Deadly Possessions was an American paranormal reality television miniseries that aired from April 2, 2016 to May 7, 2016 on the Travel Channel. It featured paranormal investigator Zak Bagans of Ghost Adventures as he gathered artifacts for his new museum in Las Vegas, Nevada. The miniseries researched these items and some of the claims of paranormal activity around them.

==Episodes==

| No. | Title | Location(s) | Original release date |
| 1 | "Robert the Doll and the Dibbuk Box" | East Martello Museum, Key West, Florida private home, Kirksville, Missouri | April 2, 2016 |
Zak comes face-to-face with a 100-year-old doll who inspired a horror movie franchise.
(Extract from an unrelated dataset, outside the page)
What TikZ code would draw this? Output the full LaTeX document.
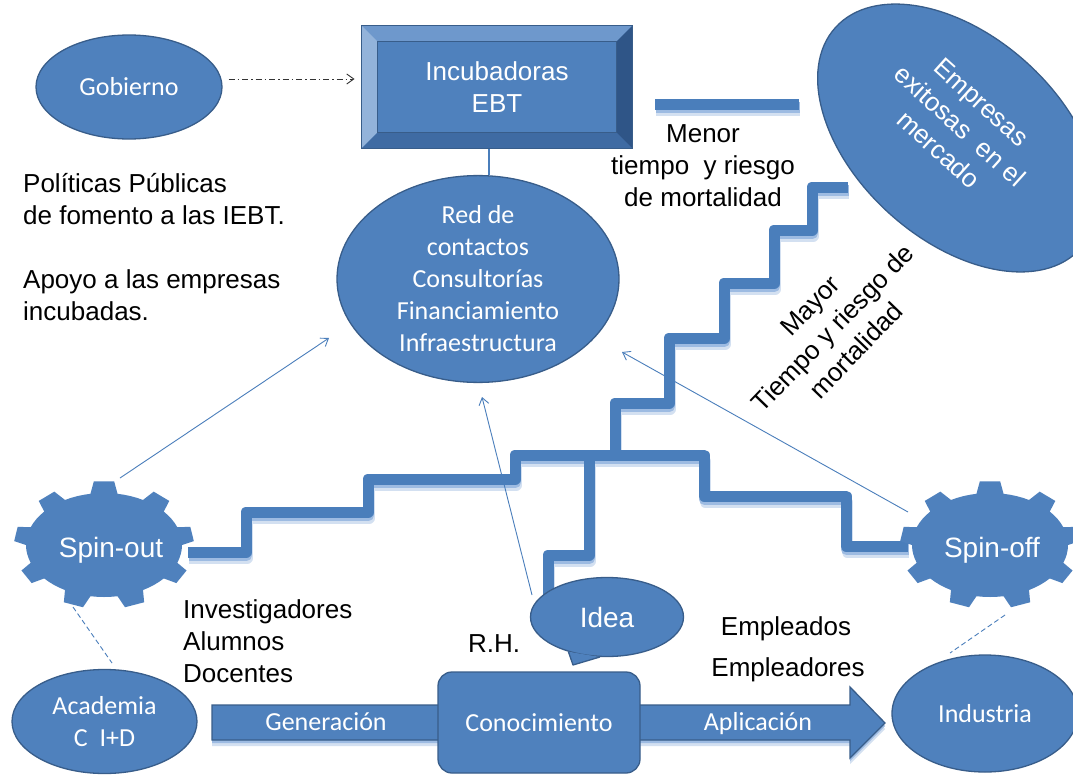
\documentclass[tikz,border=0pt]{standalone}
\usepackage{fontspec}
\setmainfont{Liberation Sans}
\newfontfamily\calib{Carlito}
\usetikzlibrary{shapes.geometric,arrows.meta,calc}

\definecolor{ofblue}{HTML}{4F81BD}
\definecolor{ofdark}{HTML}{385D8A}
\definecolor{lnblue}{HTML}{4A7EBB}
\definecolor{glowA}{HTML}{9DBBE2}
\definecolor{glowB}{HTML}{D3E0F1}
\definecolor{bevTop}{HTML}{6E98CC}
\definecolor{bevLeft}{HTML}{93B3DA}
\definecolor{bevBot}{HTML}{3F6BA3}
\definecolor{bevRight}{HTML}{2F5587}

% nine-tooth gear stretched to an ellipse: centre x, centre y
\newcommand\gearbody[2]{%
  \fill[ofblue] ({#1+78*cos(-100)},{#2+52*sin(-100)})
    \foreach \a in {-90,-50,...,230}{
      -- ({#1+78*cos(\a-10)},{#2+52*sin(\a-10)})
      -- ({#1+90*cos(\a-6.5)},{#2+64*sin(\a-6.5)})
      -- ({#1+90*cos(\a+6.5)},{#2+64*sin(\a+6.5)})
      -- ({#1+78*cos(\a+10)},{#2+52*sin(\a+10)})
      -- ({#1+78*cos(\a+15)},{#2+52*sin(\a+15)})
      -- ({#1+78*cos(\a+20)},{#2+52*sin(\a+20)})
      -- ({#1+78*cos(\a+25)},{#2+52*sin(\a+25)})
    } -- cycle;}

% the stair paths, used for the glow and for the stroke
\newcommand\stairs{%
  (188,552) -- (246,552) -- (246,512) -- (368,512) -- (368,479) -- (515,479)
  -- (515,455) -- (704,455) -- (704,496) -- (846,496) -- (846,546) -- (908,546)
  (615,455) -- (615,403) -- (669,403) -- (669,338) -- (724,338) -- (724,283)
  -- (774,283) -- (774,230) -- (812,230) -- (812,187) -- (848,187)
  (589,455) -- (589,555) -- (548,555) -- (548,596)
  (655,104) -- (799,104)}

\begin{document}
\begin{tikzpicture}[x=1pt,y=-1pt,
  blob/.style={fill=ofblue, draw=ofdark, line width=1.3pt},
  cal/.style={font=\calib\fontsize{26}{32}\selectfont, text=white, align=center, inner sep=0pt},
  ari/.style={font=\fontsize{26}{32}\selectfont, align=center, inner sep=0pt},
  bigari/.style={font=\fontsize{28}{34}\selectfont, text=white, inner sep=0pt},
  stair/.style={draw=lnblue, line width=11pt, line join=round},
  thinarrow/.style={draw=lnblue, line width=0.9pt, -{Straight Barb[length=7pt,width=10pt]}},
  dashlink/.style={draw=lnblue, line width=0.9pt, dash pattern=on 5pt off 3pt},
  dashdot/.style={draw=black!80, line width=0.9pt, dash pattern=on 6pt off 3pt on 1.5pt off 3pt,
    -{Straight Barb[length=7pt,width=10pt]}}]

\useasboundingbox[fill=white] (0,0) rectangle (1073,776);

% ---- staircase with its soft reflection ----
\draw[stair, draw=glowB, xshift=1pt, yshift=-6pt] \stairs;
\draw[stair, draw=glowA, xshift=0.5pt, yshift=-3.5pt] \stairs;
\draw[stair] \stairs;

% ---- Gobierno ----
\node[blob, ellipse, minimum width=186pt, minimum height=104pt, cal] (gob) at (129,87) {Gobierno};

% ---- Incubadoras EBT, bevelled box ----
\node[fill=ofblue, draw=ofdark, line width=1pt, minimum width=270pt, minimum height=122pt, inner sep=0pt] (inc) at (497,87) {};
\fill[bevTop] (inc.north west) -- (inc.north east) -- ([shift={(-16,16)}]inc.north east) -- ([shift={(16,16)}]inc.north west) -- cycle;
\fill[bevLeft] (inc.north west) -- ([shift={(16,16)}]inc.north west) -- ([shift={(16,-16)}]inc.south west) -- (inc.south west) -- cycle;
\fill[bevBot] (inc.south west) -- ([shift={(16,-16)}]inc.south west) -- ([shift={(-16,-16)}]inc.south east) -- (inc.south east) -- cycle;
\fill[bevRight] (inc.north east) -- ([shift={(-16,16)}]inc.north east) -- ([shift={(-16,-16)}]inc.south east) -- (inc.south east) -- cycle;
\draw[ofdark, line width=1pt] (inc.north west) rectangle (inc.south east);
\draw[ofdark, line width=0.6pt] ([shift={(16,16)}]inc.north west) rectangle ([shift={(-16,-16)}]inc.south east);
\node[ari, text=white] (inctxt) at (497,89.6) {\strut Incubadoras\\EBT\strut};

% ---- Red de contactos ----
\node[blob, ellipse, minimum width=282pt, minimum height=204pt, cal] (red) at (478,279)
  {Red de\\contactos\\Consultorías\\Financiamiento\\Infraestructura};

% ---- Empresas exitosas ----
\node[blob, ellipse, rotate=-42, minimum width=330pt, minimum height=204pt] (emp) at (958,138) {};
\node[ari, text=white, rotate=-42] (emptxt) at (960,126) {Empresas\\exitosas~ en el\\mercado};

% ---- gears ----
\gearbody{104}{545}
\node[bigari, anchor=base] (spinout) at (111,557) {Spin-out};
\gearbody{990}{545}
\node[bigari, anchor=base] (spinoff) at (992,557) {Spin-off};

% ---- knowledge flow arrow ----
\fill[glowB] (212,711) -- (850,711) -- (850,693) -- (885,729) -- (850,764) -- (850,746) -- (212,746) -- cycle;
\fill[glowA] (212,708) -- (850,708) -- (850,690) -- (885,726) -- (850,761) -- (850,743) -- (212,743) -- cycle;
\draw[blob] (212,705) -- (850,705) -- (850,687) -- (885,723) -- (850,758) -- (850,740) -- (212,740) -- cycle;
\node[cal, anchor=base] (gen) at (326,730) {Generación};
\node[cal, anchor=base] (apl) at (758,730) {Aplicación};

\node[blob, ellipse, minimum width=185pt, minimum height=104pt, cal] (acad) at (104.5,721.5) {Academia\\C~~I+D};
\node[blob, rounded corners=14pt, minimum width=202pt, minimum height=101pt, cal] (con) at (539,722.5) {Conocimiento};
\node[blob, ellipse, minimum width=186pt, minimum height=117pt, cal] (ind) at (985,713.5) {Industria};

% ---- Idea callout ----
\node[blob, ellipse, minimum width=153pt, minimum height=79pt, bigari] (idea) at (607,617) {Idea};
\coordinate (ideatip) at (573,665);
\fill[ofblue] (idea.222) -- (ideatip) -- (idea.260) -- cycle;
\draw[ofdark, line width=1.3pt, line join=round] (idea.222) -- (ideatip) -- (idea.260);

% ---- connectors ----
\draw[dashdot] ([shift={(6,-8)}]gob.east) -- ([shift={(-7,-8)}]inc.west);
\draw[lnblue, line width=1.5pt] ([xshift=-8pt]inc.south) -- ([xshift=-8pt]inc.south |- red.north);

\coordinate (a1s) at (120,478); \coordinate (a1e) at (329,338);
\coordinate (a2s) at (532,595); \coordinate (a2e) at (482,397);
\coordinate (a3s) at (908,512); \coordinate (a3e) at (622,352);
\draw[thinarrow] (a1s) -- (a1e);
\draw[thinarrow] (a2s) -- (a2e);
\draw[thinarrow] (a3s) -- (a3e);

\coordinate (d1s) at (73,607); \coordinate (d1e) at (112,663);
\coordinate (d2s) at (1005,615); \coordinate (d2e) at (950,653);
\draw[dashlink] (d1s) -- (d1e);
\draw[dashlink] (d2s) -- (d2e);

% ---- free text ----
\node[ari, anchor=west, align=left] (pol) at (23,201.6) {\strut Políticas Públicas\\de fomento a las IEBT.\strut};
\node[ari, anchor=west, align=left] (apoyo) at (23,297.6) {\strut Apoyo a las empresas\\incubadas.\strut};
\node[ari] (menor) at (703,167.6) {\strut Menor\\tiempo~ y riesgo\\de mortalidad\strut};
\node[ari, rotate=46] (mayor) at (833,328) {Mayor\\Tiempo y riesgo de\\mortalidad};
\node[ari, anchor=west, align=left] (inv) at (183,643.6) {\strut Investigadores\\Alumnos\\Docentes\strut};
\node[ari, anchor=base west] (rh) at (468,652) {R.H.};
\node[ari, anchor=base] (empl) at (786,635) {Empleados};
\node[ari, anchor=base] (emplr) at (788,676) {Empleadores};

\end{tikzpicture}
\end{document}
Then, he consults a Las Vegas rabbi after examining a deadly wine cabinet with a connection to the Holocaust. Guest star: Post Malone
| 2 | "The Conjure Chest and St. Valentine's Day Massacre Wall" | Kentucky Historical Society, Frankfort, Kentucky Mob Museum, Las Vegas, Nevada | April 9, 2016 |
Zak examines a once-cursed chest for proof that it can no longer cause death and destruction. Then, he investigates an artifact from one of the most brutal mob hits in US history to determine if it harbors spirits with unfinished business.
| 3 | "Peggy the Doll and John Murrell's Thumb" | TBA | April 16, 2016 |
Zak holds a seance to break the unhealthy bond between a woman and a powerful doll that has caused serious illness to over 80 innocent people. Then, he investigates the haunted thumb of a vicious bandit forgotten by history.
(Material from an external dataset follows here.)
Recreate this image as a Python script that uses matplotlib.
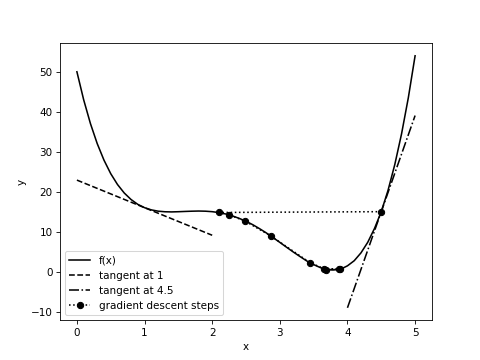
import matplotlib
matplotlib.use("Agg")
import matplotlib.pyplot as plt

# f(x) samples
fx_x = [0.0, 0.1, 0.2, 0.3, 0.4, 0.5, 0.6, 0.7, 0.8, 0.9,
        1.0, 1.1, 1.2, 1.3, 1.4, 1.5, 1.6, 1.7, 1.8, 1.9,
        2.0, 2.1, 2.2, 2.3, 2.4, 2.5, 2.6, 2.7, 2.8, 2.9,
        3.0, 3.1, 3.2, 3.3, 3.4, 3.5, 3.6, 3.7, 3.8, 3.9,
        4.0, 4.1, 4.2, 4.3, 4.4, 4.5, 4.6, 4.7, 4.8, 4.9, 5.0]
fx_y = [50.0, 42.99, 37.04, 32.04, 27.90, 24.51, 21.80, 19.67, 18.05, 16.83,
        16.00, 15.45, 15.13, 14.98, 14.94, 14.99, 15.06, 15.12, 15.16, 15.12,
        15.00, 14.77, 14.42, 13.94, 13.32, 12.60, 11.74, 10.75, 9.69, 8.51,
        7.32, 6.10, 4.90, 3.76, 2.65, 1.76, 1.00, 0.47, 0.43, 0.62,
        1.45, 2.73, 4.70, 7.34, 10.80, 15.00, 20.34, 26.80, 34.48, 43.51, 54.00]

# tangent lines
tan1_x = [0.0, 2.0]
tan1_y = [22.9, 9.1]
tan45_x = [4.0, 5.0]
tan45_y = [-9.05, 39.05]

# gradient descent steps
gd_x = [4.5, 2.10, 2.25, 2.48, 2.87, 3.45, 3.66, 3.89, 3.68, 3.87]
gd_y = [15.0, 14.8, 14.2, 12.7, 8.9, 2.2, 0.7, 0.6, 0.5, 0.55]

fig, ax = plt.subplots(figsize=(6.4, 4.8), dpi=75)
ax.plot(fx_x, fx_y, 'k-', label='f(x)')
ax.plot(tan1_x, tan1_y, 'k--', label='tangent at 1')
ax.plot(tan45_x, tan45_y, 'k-.', label='tangent at 4.5')
ax.plot(gd_x, gd_y, 'k:o', label='gradient descent steps')
ax.set_xlabel('x')
ax.set_ylabel('y')
ax.legend(loc='lower left')
fig.savefig('out.png', dpi=75)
| 4 | "Bela Lugosi's Mirror and Charles Manson's TV" | private home, Phoenix, Arizona private home, Tuscola, Texas | April 23, 2016 |
Zak examines a mirror with a connection to a grisly unsolved murder. Then, he investigates a TV infused with the dark energy of the infamous Charles Manson. Will his grandson's baptism lift the Manson family curse?
| 5 | "Ed Gein's Cauldron and the Crying Boy Paintings" | private home, Grand Marsh, Wisconsin private home, Clevedon, North Somerset, England | April 30, 2016 |
Zak acquires a cauldron once used by an infamous serial killer to cook human body parts. Then, he risks setting the museum ablaze when he investigates two paintings connected to a string of mysterious house fires.
| 6 | "Dr. Kevorkian's Death Van and Natalie Wood's Yacht" | Splendour (docked in harbor), Oahu, Hawaii junkyard, Detroit, Michigan | May 7, 2016 |
Zak holds an investigation to see if spirits still linger in a van that brought "Dr. Death" to them. Then, he investigates the yacht that was the site of a beautiful movie star's untimely death.